Was this it? Was this where the whole thing ended?
He opened the street door.
CHAPTER 7
Burn felt as if he were confronting a Table Mountain of fat. The cop was massive, tall and obese, and he stank, a mixture of acrid body odor and something vaguely medicinal.
“Can I help you, officer?”
“I’m Inspector Barnard.” The man’s body odor became a sweet memory when the force of Barnard’s halitosis hit Burn took an involuntary step backward.
Burn tried not to breathe. “Is there a problem?”
Barnard was squinting at him. “You American?”
“That’s right.”
“On holiday?”
“Yeah, I guess. We’re renting for a couple of months.”
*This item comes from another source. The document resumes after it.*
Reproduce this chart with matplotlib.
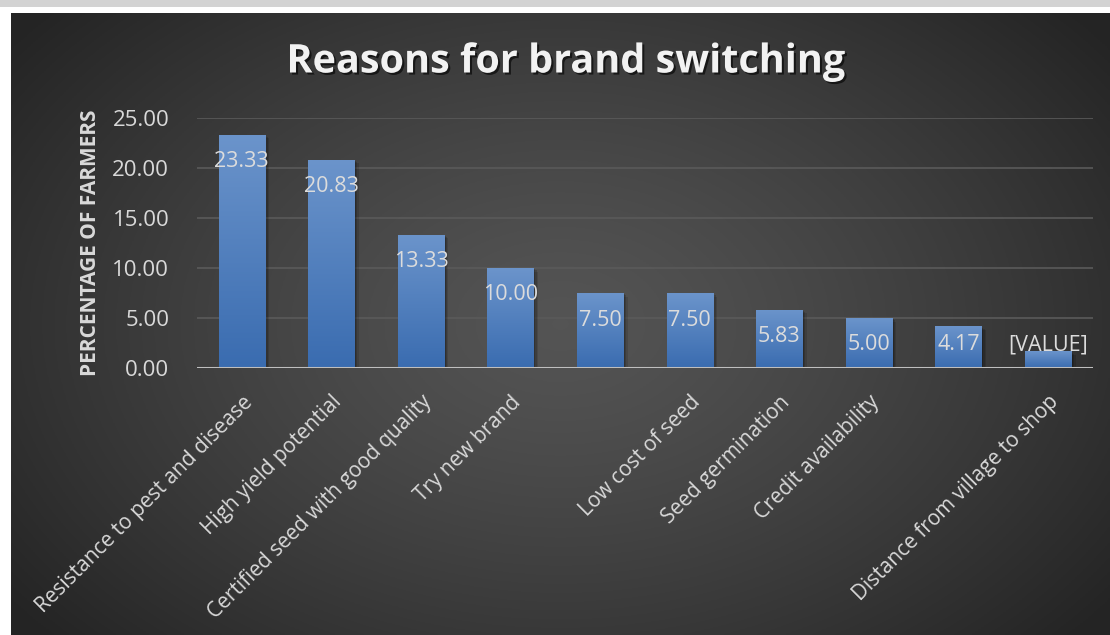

“Nice part of town.” The cop smiled, showing yellow teeth beneath a mustache as bushy as a skunk’s tail.
“It is, yes. Look, Mr…?”
“Barnard. Inspector.”
“Inspector, is there something I can help you with?”
“Just routine, sir.” Barnard had a notebook out. “Can I have your name, please?”
“Hill. John Hill.”
“Mr. Hill, there have been a couple of break-ins in the area over the last few weeks. You notice anything out of the ordinary, maybe?”
Burn shook his head. “Nothing. No. This is a very quiet street.”
“Last night? You didn’t hear anything, or see anything unusual?”
“No. Sorry.”
Barnard was pointing at the red BMW. “You maybe see who was driving that car?”
“Sorry. Can’t help you.”
Barnard nodded, sucked his teeth. Then he fixed Burn with a stare. “You live here alone?”
“No, with my wife and son.”
“Okay. Can I maybe talk to your wife? See if she maybe heard something?”
“She’s in hospital.”
Barnard was looking interested. “Oh? What’s wrong?”
“She’s pregnant. A complication. We had to get an ambulance for her last night, in fact. I was pretty preoccupied with that, as you can imagine.”
“Of course, of course. Well, I hope she is going to be okay.”
“Thank you. She’s fine.”
“Okay, good.”
Burn stepped back, ready to shut the door. “Is there anything else?”
The fat cop seemed reluctant to leave. “No. Thanks.”
As Burn closed the door, Barnard put out a hand and gripped it. The door was going nowhere. “Mr. Hill, what hospital is she in?”
Burn studied the piggy eyes peering out at him from within the folds of fat.
“She’s in Gardens Clinic.”
“Maybe I can talk to the ambulance crew. They might have seen sv hYou have a good night now.” Barnard released the door and allowed Burn to close it.
Burn breathed easily for the first time, free of Barnard’s stench and the weight of his own terror. The cop had traced the car to the gangsters. Did that mean he had found the bodies?
Burn forced himself to calm down. He went back into the house and walked straight to the bottle of Scotch in the kitchen, poured himself a shot, and knocked it back neat. He felt like flattening the bottle, but he knew he couldn’t.